After driving into the city last night to pick up my race bib for the Nike Women’s Half Marathon (only nine more days!), El Hub and I stopped in Sausalito for dinner on the way back.
We went to this little sushi place on Caledonia Street called Sweet Ginger, and I was munching on my mango, avocado and sweet potato tempura veggie roll and staring at my race bib number: 22822.
I am by no means a hard-core runner, but I’ve run a handful of short races before, and I can’t say that I’ve ever had a memorable bib number.
They’re usually a nondescript string of random numerals, like from a UPC barcode on a bottle of laundry detergent or reduced fat peanut butter, but this one — 22822 — feels like a sign. The only thing better would’ve been a bunch of nines, since nine is my lucky number.
Anyway, I love this number. A lot. 🙂
I love how symmetrical it is and how the eight looks in the middle, and how if you turn the bib sideways, the eight makes an infinity sign (ooh!).
The number is also a palindrome.
Symmetry. Balance. Elusive concepts in makeup and life, but at least my half marathon bib rocks ’em!
Dude, I think you feel my pain. Symmetrical makeup is hard, especially when it comes to thick, bold liner, or darker colors in the crease.

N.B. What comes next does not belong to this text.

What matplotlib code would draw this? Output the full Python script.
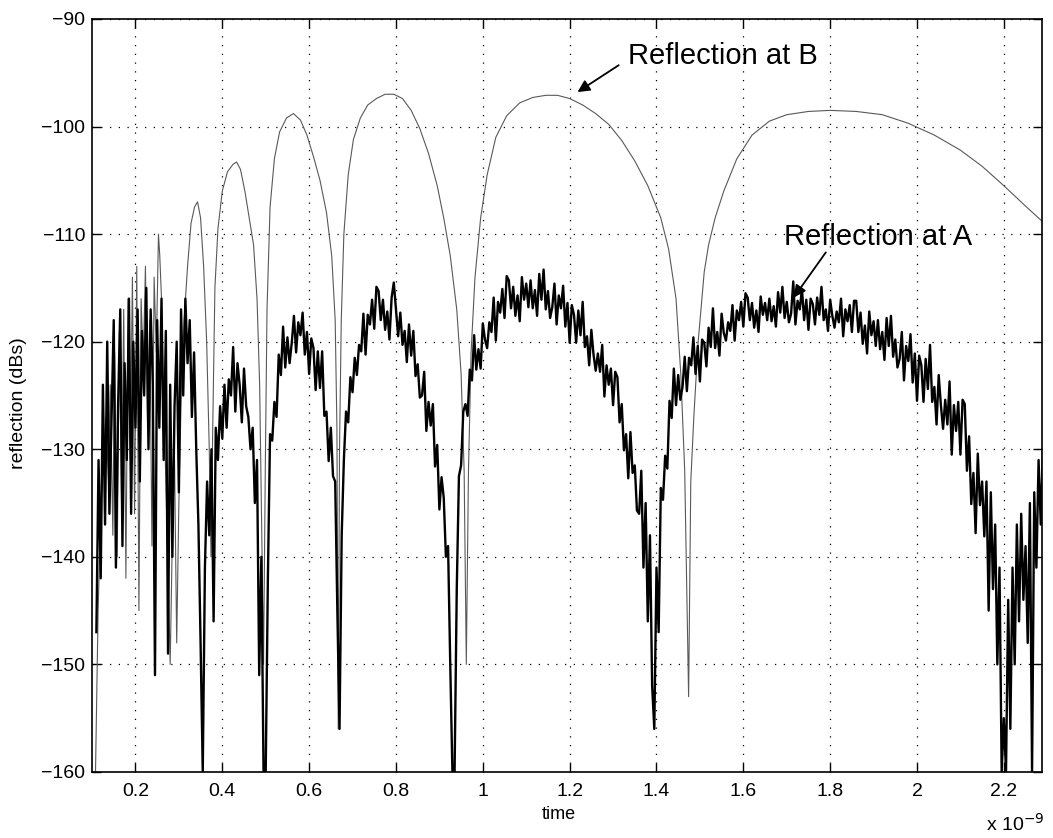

At least it’s hard for me. I really have to work at it, but my eyes are slightly different shapes (it’s true). If you have perfectly symmetrical features, consider yourself #blessed. My eyes aren’t symmetrical at all (my left eye is slightly smaller than the right, and it sits a smidgen lower).
I think about symmetry a lot this time of year, when the fall and holiday colors show up, because I start wearing bolder eye looks on the regular, and as someone whose features aren’t perfectly symmetrical, here are a few tips that help me create more symmetrical eye makeup.
1. Keep both eyes open, head straight, and look directly into the mirror
Instead of closing the eye I’m working on and keeping the other one open, I keep both of them open. This tip changed my makeup life. Any time I apply color in the crease, or line my upper lash line, I keep both eyes open and look straight ahead into my mirror, because it really helps me gauge how high, or far out, I need to take the product I’m working with.
2. Build up both eyes at the same time
I used to do one eye first, my left eye, from start to finish, before starting on the right. I don’t remember why, but I think someone once told me it was faster.
And maybe it is, especially if you make any big mistakes. If you totally mess up along the way, you only have fix one eye, rather than both.
It’s definitely a legit eye makeup strategy, but I don’t really do it much anymore. These days, I work on both eyes at the same time because I think it makes it so much easier to keep everything even and balanced, especially when I’m building out the wings for a cat liner look or applying darker colors into the crease.
3. Snap a selfie using a flash
I’ve been using and loving this trick for years. I take selfies of my eyes with my phone repeatedly throughout the eye makeup application process and at the end for final touchups and changes. For some reason, it’s just easier to tell if things are lined up correctly than it is when I just look into a mirror, maybe because left and right are reversed in pics.
Lately I’ve also started using my phone’s flash.
I read about this trick on Keira Rowland’s Instagram (she’s a Bay Area makeup artist with a pretty big following). If you haven’t checked out her page before, she has a beautiful, accessible makeup style and a fierce edge. There’s something about her that reminds me of my friend Cindy, like she’d be the friend who’d always have your back and wouldn’t be afraid to stick up for you.
She mentioned using a heavy flash for the camera tip once and said it was the easiest way to check your work, and you know what? It totally is!
I don’t know why, but the flash definitely makes it easier to notice any asymmetrical areas I still need to fix.